Given data:
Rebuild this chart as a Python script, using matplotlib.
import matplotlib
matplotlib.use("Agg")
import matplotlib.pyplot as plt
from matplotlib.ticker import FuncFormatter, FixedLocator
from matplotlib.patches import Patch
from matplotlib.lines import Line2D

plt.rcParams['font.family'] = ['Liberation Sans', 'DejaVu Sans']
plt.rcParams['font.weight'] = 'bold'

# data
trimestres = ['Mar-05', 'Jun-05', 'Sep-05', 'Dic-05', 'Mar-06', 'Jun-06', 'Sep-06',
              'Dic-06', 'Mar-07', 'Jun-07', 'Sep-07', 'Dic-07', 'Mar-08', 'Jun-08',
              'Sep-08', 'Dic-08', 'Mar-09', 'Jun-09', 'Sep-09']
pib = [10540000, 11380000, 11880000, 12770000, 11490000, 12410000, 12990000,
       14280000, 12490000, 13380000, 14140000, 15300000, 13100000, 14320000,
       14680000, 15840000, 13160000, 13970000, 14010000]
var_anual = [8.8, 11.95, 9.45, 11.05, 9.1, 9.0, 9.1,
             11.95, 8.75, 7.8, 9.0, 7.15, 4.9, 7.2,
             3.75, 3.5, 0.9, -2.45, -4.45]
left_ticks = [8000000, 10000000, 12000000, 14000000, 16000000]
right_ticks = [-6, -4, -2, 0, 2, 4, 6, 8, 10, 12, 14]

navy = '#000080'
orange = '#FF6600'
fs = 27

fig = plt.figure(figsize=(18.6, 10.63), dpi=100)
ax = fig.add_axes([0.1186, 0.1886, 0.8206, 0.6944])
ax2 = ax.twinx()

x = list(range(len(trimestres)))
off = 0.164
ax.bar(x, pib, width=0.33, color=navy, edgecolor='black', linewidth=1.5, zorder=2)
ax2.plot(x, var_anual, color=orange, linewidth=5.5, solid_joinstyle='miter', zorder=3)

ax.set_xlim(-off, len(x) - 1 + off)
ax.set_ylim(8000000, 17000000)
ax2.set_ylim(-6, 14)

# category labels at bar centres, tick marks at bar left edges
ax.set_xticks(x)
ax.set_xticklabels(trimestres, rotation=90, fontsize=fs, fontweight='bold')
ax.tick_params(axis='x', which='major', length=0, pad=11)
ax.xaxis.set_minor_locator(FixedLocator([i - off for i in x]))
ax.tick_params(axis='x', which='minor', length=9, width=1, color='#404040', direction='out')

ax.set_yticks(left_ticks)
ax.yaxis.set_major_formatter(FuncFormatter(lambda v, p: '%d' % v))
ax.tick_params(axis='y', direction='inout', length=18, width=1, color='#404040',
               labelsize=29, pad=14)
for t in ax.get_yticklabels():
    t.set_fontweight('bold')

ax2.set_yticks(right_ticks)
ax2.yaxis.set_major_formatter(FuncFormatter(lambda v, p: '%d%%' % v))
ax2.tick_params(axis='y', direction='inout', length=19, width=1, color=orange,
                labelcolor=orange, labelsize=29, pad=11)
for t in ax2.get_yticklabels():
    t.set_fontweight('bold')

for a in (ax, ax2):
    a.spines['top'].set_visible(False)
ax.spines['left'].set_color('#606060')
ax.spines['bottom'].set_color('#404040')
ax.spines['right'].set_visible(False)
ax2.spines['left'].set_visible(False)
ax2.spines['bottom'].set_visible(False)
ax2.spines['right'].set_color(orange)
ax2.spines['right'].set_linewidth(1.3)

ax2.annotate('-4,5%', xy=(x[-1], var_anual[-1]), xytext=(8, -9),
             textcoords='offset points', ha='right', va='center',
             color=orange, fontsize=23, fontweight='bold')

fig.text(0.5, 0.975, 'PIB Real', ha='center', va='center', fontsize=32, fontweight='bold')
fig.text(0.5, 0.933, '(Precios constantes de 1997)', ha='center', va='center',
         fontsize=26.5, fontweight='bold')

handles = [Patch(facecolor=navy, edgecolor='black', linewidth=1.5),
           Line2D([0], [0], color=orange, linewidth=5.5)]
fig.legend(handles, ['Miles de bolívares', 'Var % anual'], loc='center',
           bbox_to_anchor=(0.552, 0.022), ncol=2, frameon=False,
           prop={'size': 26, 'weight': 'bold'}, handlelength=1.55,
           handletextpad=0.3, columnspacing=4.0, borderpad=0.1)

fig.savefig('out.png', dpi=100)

* * *

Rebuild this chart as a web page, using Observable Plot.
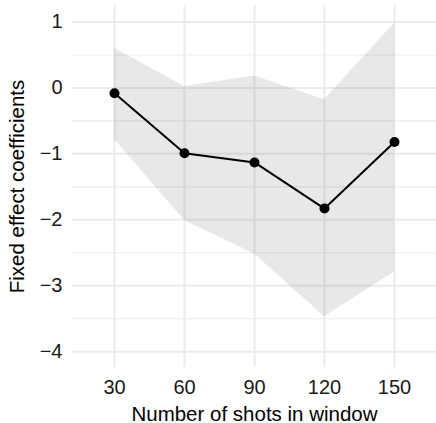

Exercise details:
Reproduce exactly the lines from the line with "Rebuild this chart as a Python" through the line with "plt.rcParams['font.weight'] = 'bold'", both end lines included, and only those lines.

Solved problem:
Rebuild this chart as a Python script, using matplotlib.
import matplotlib
matplotlib.use("Agg")
import matplotlib.pyplot as plt
from matplotlib.ticker import FuncFormatter, FixedLocator
from matplotlib.patches import Patch
from matplotlib.lines import Line2D

plt.rcParams['font.family'] = ['Liberation Sans', 'DejaVu Sans']
plt.rcParams['font.weight'] = 'bold'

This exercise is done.